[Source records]

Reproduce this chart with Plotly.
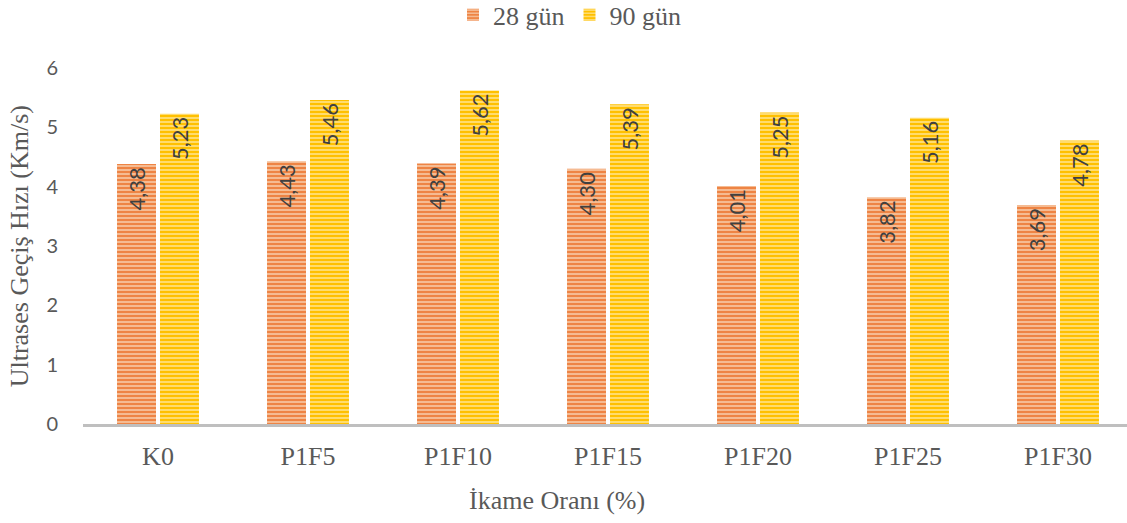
import plotly.graph_objects as go

categories = ["K0", "P1F5", "P1F10", "P1F15", "P1F20", "P1F25", "P1F30"]
gun28 = [4.38, 4.43, 4.39, 4.30, 4.01, 3.82, 3.69]
gun90 = [5.23, 5.46, 5.62, 5.39, 5.25, 5.16, 4.78]

sans = "Lato"
serif = "Times New Roman, Liberation Serif, DejaVu Serif, serif"
label_font = dict(family=sans, size=22, color="#404040")


def striped(name, values, dark, light):
    return go.Bar(
        name=name,
        x=categories,
        y=values,
        texttemplate="%{y:.2f}",
        textposition="inside",
        insidetextanchor="end",
        textangle=-90,
        textfont=label_font,
        constraintext="none",
        marker=dict(
            color=dark,
            line=dict(width=0),
            pattern=dict(shape="-", fgcolor=light, bgcolor=dark,
                         size=4, solidity=0.4, fillmode="replace"),
        ),
    )


fig = go.Figure()
fig.add_trace(striped("28 gün", gun28, "#EE8444", "#F8C9A6"))
fig.add_trace(striped("90 gün", gun90, "#FFC000", "#FFE38A"))

fig.update_layout(
    width=1127,
    height=523,
    margin=dict(l=83, r=0, t=68, b=99, autoexpand=False),
    paper_bgcolor="white",
    plot_bgcolor="white",
    separators=",.",
    barmode="group",
    bargap=0.427,
    bargroupgap=0.093,
    showlegend=True,
    legend=dict(
        orientation="h",
        x=0.466, xanchor="center",
        y=1.215, yanchor="top",
        font=dict(family=serif, size=26, color="#595959"),
        itemwidth=30,
        tracegroupgap=0,
    ),
    xaxis=dict(
        type="category",
        range=[-0.5, 6.46],
        showline=True,
        linecolor="#BFBFBF",
        linewidth=3,
        showgrid=False,
        ticks="",
        ticklabelstandoff=7,
        tickfont=dict(family=serif, size=26, color="#595959"),
    ),
    yaxis=dict(
        range=[0, 6],
        dtick=1,
        showgrid=False,
        zeroline=False,
        showline=False,
        ticks="",
        ticklabelstandoff=24,
        tickfont=dict(family=sans, size=20, color="#595959"),
    ),
    annotations=[
        dict(
            text="İkame Oranı (%)",
            xref="paper", yref="paper",
            x=0.454, y=-0.215,
            xanchor="center", yanchor="middle",
            showarrow=False,
            font=dict(family=serif, size=26, color="#595959"),
        ),
        dict(
            text="Ultrases Geçiş Hızı (Km/s)",
            xref="paper", yref="paper",
            x=-0.061, y=0.5,
            xanchor="center", yanchor="middle",
            textangle=-90,
            showarrow=False,
            font=dict(family=serif, size=26, color="#595959"),
        ),
    ],
)

fig.write_html("out.html")
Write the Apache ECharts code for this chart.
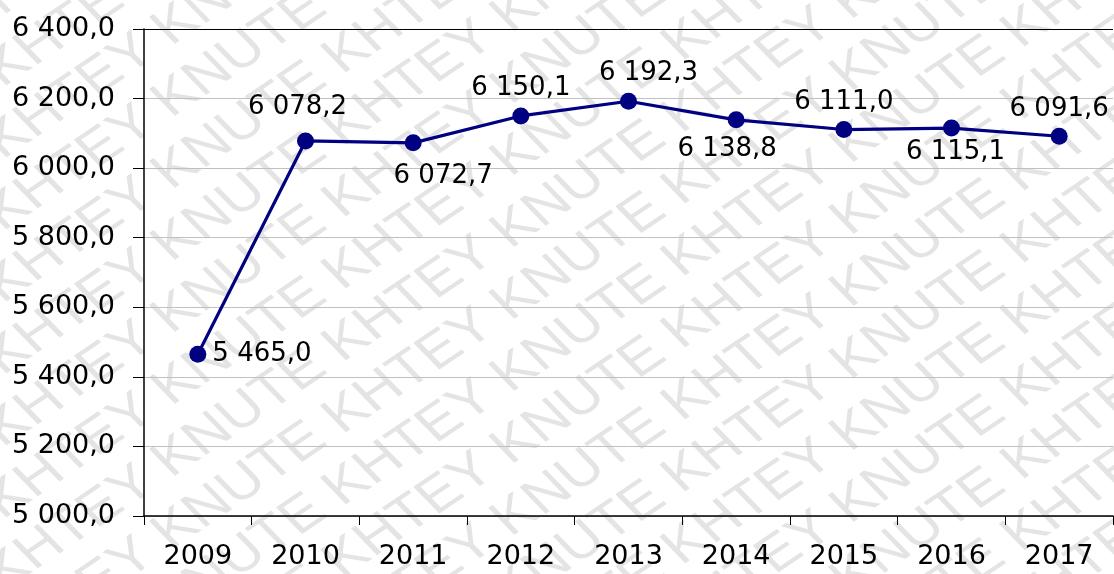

* THE PROBLEM:
Can the entries above be repeated exactly, without their pictures?

* COMPLETED EXERCISE:
Reproduce this chart with Plotly.
import plotly.graph_objects as go

categories = ["K0", "P1F5", "P1F10", "P1F15", "P1F20", "P1F25", "P1F30"]
gun28 = [4.38, 4.43, 4.39, 4.30, 4.01, 3.82, 3.69]
gun90 = [5.23, 5.46, 5.62, 5.39, 5.25, 5.16, 4.78]

sans = "Lato"
serif = "Times New Roman, Liberation Serif, DejaVu Serif, serif"
label_font = dict(family=sans, size=22, color="#404040")


def striped(name, values, dark, light):
    return go.Bar(
        name=name,
        x=categories,
        y=values,
        texttemplate="%{y:.2f}",
        textposition="inside",
        insidetextanchor="end",
        textangle=-90,
        textfont=label_font,
        constraintext="none",
        marker=dict(
            color=dark,
            line=dict(width=0),
            pattern=dict(shape="-", fgcolor=light, bgcolor=dark,
                         size=4, solidity=0.4, fillmode="replace"),
        ),
    )


fig = go.Figure()
fig.add_trace(striped("28 gün", gun28, "#EE8444", "#F8C9A6"))
fig.add_trace(striped("90 gün", gun90, "#FFC000", "#FFE38A"))

fig.update_layout(
    width=1127,
    height=523,
    margin=dict(l=83, r=0, t=68, b=99, autoexpand=False),
    paper_bgcolor="white",
    plot_bgcolor="white",
    separators=",.",
    barmode="group",
    bargap=0.427,
    bargroupgap=0.093,
    showlegend=True,
    legend=dict(
        orientation="h",
        x=0.466, xanchor="center",
        y=1.215, yanchor="top",
        font=dict(family=serif, size=26, color="#595959"),
        itemwidth=30,
        tracegroupgap=0,
    ),
    xaxis=dict(
        type="category",
        range=[-0.5, 6.46],
        showline=True,
        linecolor="#BFBFBF",
        linewidth=3,
        showgrid=False,
        ticks="",
        ticklabelstandoff=7,
        tickfont=dict(family=serif, size=26, color="#595959"),
    ),
    yaxis=dict(
        range=[0, 6],
        dtick=1,
        showgrid=False,
        zeroline=False,
        showline=False,
        ticks="",
        ticklabelstandoff=24,
        tickfont=dict(family=sans, size=20, color="#595959"),
    ),
    annotations=[
        dict(
            text="İkame Oranı (%)",
            xref="paper", yref="paper",
            x=0.454, y=-0.215,
            xanchor="center", yanchor="middle",
            showarrow=False,
            font=dict(family=serif, size=26, color="#595959"),
        ),
        dict(
            text="Ultrases Geçiş Hızı (Km/s)",
            xref="paper", yref="paper",
            x=-0.061, y=0.5,
            xanchor="center", yanchor="middle",
            textangle=-90,
            showarrow=False,
            font=dict(family=serif, size=26, color="#595959"),
        ),
    ],
)

fig.write_html("out.html")
Write the Apache ECharts code for this chart.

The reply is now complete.